Indiana prison treatment to the dying.
Pam Adams' brother, Bill French died in prison in Indiana on August 3,
2002. Bill died in the Indiana prison's "hospice", and Pam was permitted
to be with him most of the time.
That sounds like a really humanitarian gesture, doesn't it? But
the abuse, neglect and other horrors Pam and Bill endured was so egregious
that Pam has been knocked down - but not out.
Although she's been scarred forever by what they were subjected to, Pam
has taken pen in hand to make sure that the state of Indiana never forgets
what they did to her family, and to try to prevent them from ever treating
other people in that same manner.
Here is part one of her nightmare, in her own words:
Mr. Sevier, I just wanted to tell you a few things. I don't know
if you remember me or not. I'm William French's sister.

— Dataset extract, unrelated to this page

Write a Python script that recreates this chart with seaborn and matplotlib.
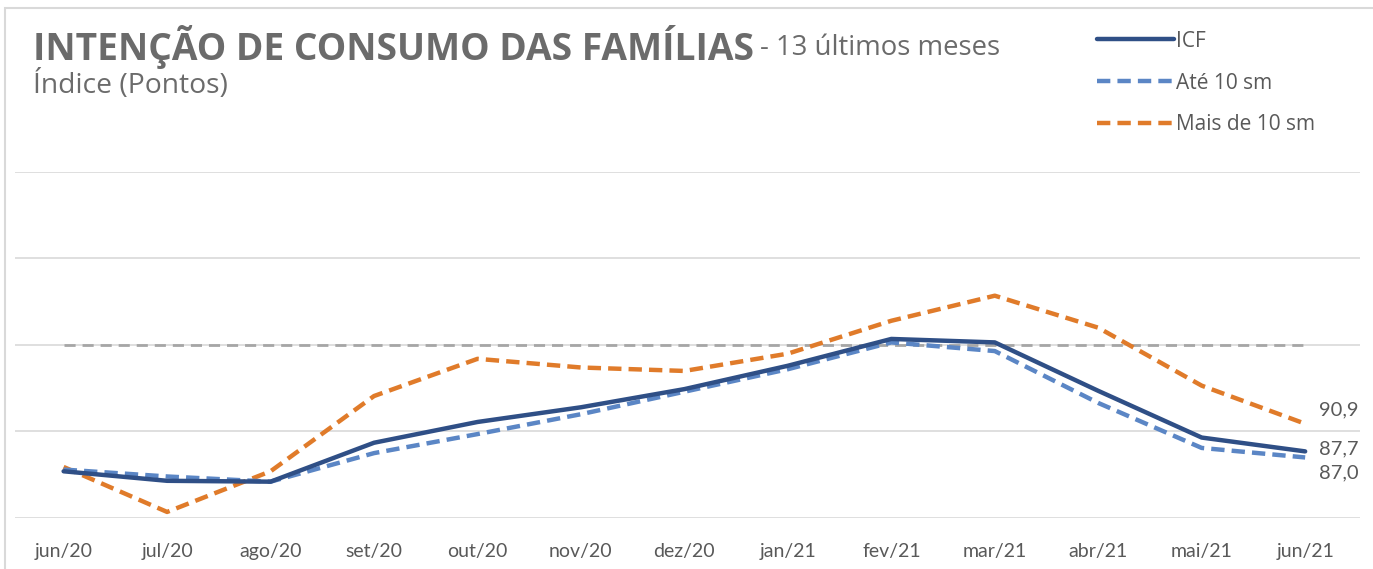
import matplotlib
matplotlib.use("Agg")
import matplotlib.pyplot as plt
import seaborn as sns
import pandas as pd
from matplotlib.patches import Rectangle

months = ["jun/20", "jul/20", "ago/20", "set/20", "out/20", "nov/20", "dez/20",
          "jan/21", "fev/21", "mar/21", "abr/21", "mai/21", "jun/21"]
icf = [85.4, 84.3, 84.2, 88.7, 91.1, 92.8, 94.9, 97.6, 100.7, 100.3, 94.7, 89.3, 87.7]
ate10 = [85.6, 84.8, 84.2, 87.5, 89.7, 92.0, 94.6, 97.2, 100.3, 99.3, 93.3, 88.1, 87.0]
mais10 = [85.9, 80.7, 85.4, 94.1, 98.4, 97.4, 97.0, 99.0, 102.8, 105.7, 102.0, 95.3, 90.9]
ref_level = 100
grid_levels = [80, 90, 100, 110, 120]
series_names = ["ICF", "Até 10 sm", "Mais de 10 sm"]

sns.set_theme(style="white")
plt.rcParams["font.family"] = ["Lato", "DejaVu Sans"]

fig = plt.figure(figsize=(13.73, 5.69), dpi=100)
ax = fig.add_axes([15/1373, 1 - 518/569, 1345/1373, (518 - 172)/569])

x = list(range(len(months)))
df = pd.DataFrame({"x": x * 3,
                   "v": icf + ate10 + mais10,
                   "s": [series_names[0]] * 13 + [series_names[1]] * 13 + [series_names[2]] * 13})

for gl in grid_levels:
    ax.axhline(gl, color="#d9d9d9", lw=1.2, zorder=0)
ax.plot([x[0], x[-1]], [ref_level, ref_level], color="#a6a6a6", lw=2,
        dashes=(4, 2.5), zorder=1)

colors = {"ICF": "#2f4f86", "Até 10 sm": "#5b86c5", "Mais de 10 sm": "#e07b2a"}
styles = {"ICF": (None), "Até 10 sm": (3, 1.6), "Mais de 10 sm": (3, 1.6)}
order = ["Mais de 10 sm", "Até 10 sm", "ICF"]
handles = {}
for name in order:
    sub = df[df["s"] == name]
    sns.lineplot(data=sub, x="x", y="v", ax=ax, color=colors[name], lw=3.2,
                 legend=False, zorder=3 if name == "ICF" else 2)
    line = ax.lines[-1]
    if styles[name] is not None:
        line.set_dashes(styles[name])
    handles[name] = line

ax.set_xlim(-0.47, 12.53)
ax.set_ylim(80, 120)
ax.set_xticks(x)
ax.set_xticklabels(months, fontsize=14, color="#595959")
ax.tick_params(axis="x", length=0, pad=18)
ax.set_yticks([])
ax.set_xlabel("")
ax.set_ylabel("")
for sp in ax.spines.values():
    sp.set_visible(False)

# end labels
ax.annotate(f"{mais10[-1]:.1f}".replace(".", ","), (x[-1], mais10[-1]), xytext=(10, 10),
            textcoords="offset points", fontsize=14.5, color="#595959", va="center")
ax.annotate(f"{icf[-1]:.1f}".replace(".", ","), (x[-1], icf[-1]), xytext=(10, 2),
            textcoords="offset points", fontsize=14.5, color="#595959", va="center")
ax.annotate(f"{ate10[-1]:.1f}".replace(".", ","), (x[-1], ate10[-1]), xytext=(10, -11),
            textcoords="offset points", fontsize=14.5, color="#595959", va="center")

renderer = fig.canvas.get_renderer()

def fit_text(xpx, ypx, s, target_w, fs, **kw):
    t = fig.text(xpx/1373, 1 - ypx/569, s, fontsize=fs, va="center", ha="left", **kw)
    w = t.get_window_extent(renderer).width
    t.set_fontsize(fs * target_w / w)
    return t

title_color = "#6b6b6b"
fit_text(33, 47, "INTENÇÃO DE CONSUMO DAS FAMÍLIAS", 717, 22, fontweight="bold",
         color=title_color, family=["Open Sans", "DejaVu Sans"])
fit_text(760, 48, "- 13 últimos meses", 240, 18, color=title_color,
         family=["Open Sans", "DejaVu Sans"])
fit_text(33, 85, "Índice (Pontos)", 195, 18, color=title_color,
         family=["Open Sans", "DejaVu Sans"])

leg = fig.legend([handles[n] for n in series_names], series_names,
                 loc="upper left", bbox_to_anchor=(1078/1373, 1 - 12/569),
                 frameon=False, handlelength=3.7, handletextpad=0.1,
                 labelspacing=1.0, labelcolor="#595959",
                 prop={"family": ["Open Sans", "DejaVu Sans"], "size": 15})

fig.patches.append(Rectangle((5/1373, -0.1), 1.2, 1 - 8/569 + 0.1, transform=fig.transFigure,
                             fill=False, edgecolor="#d9d9d9", lw=1.5))

fig.savefig("out.png", dpi=100)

Remember, I was called on July 18th by your nursing director Kay Aynes,
and she said he may not make it until I get there, 5 hours away? I made
it. He came out of his coma for a few days.
Remember, I set up a meeting with you to discuss my treatment as a sister
of a dying man? At the meeting you kept looking at the clock in order
to make me feel like I was taking up a whole lot of your time.
Remember?
Remember, I'm the one that told you that the so-called hospice program,
was not comfortable, like a hospice is suppose to be? I realize they
are prisoners, but hospice is meant to make one comfortable while dying.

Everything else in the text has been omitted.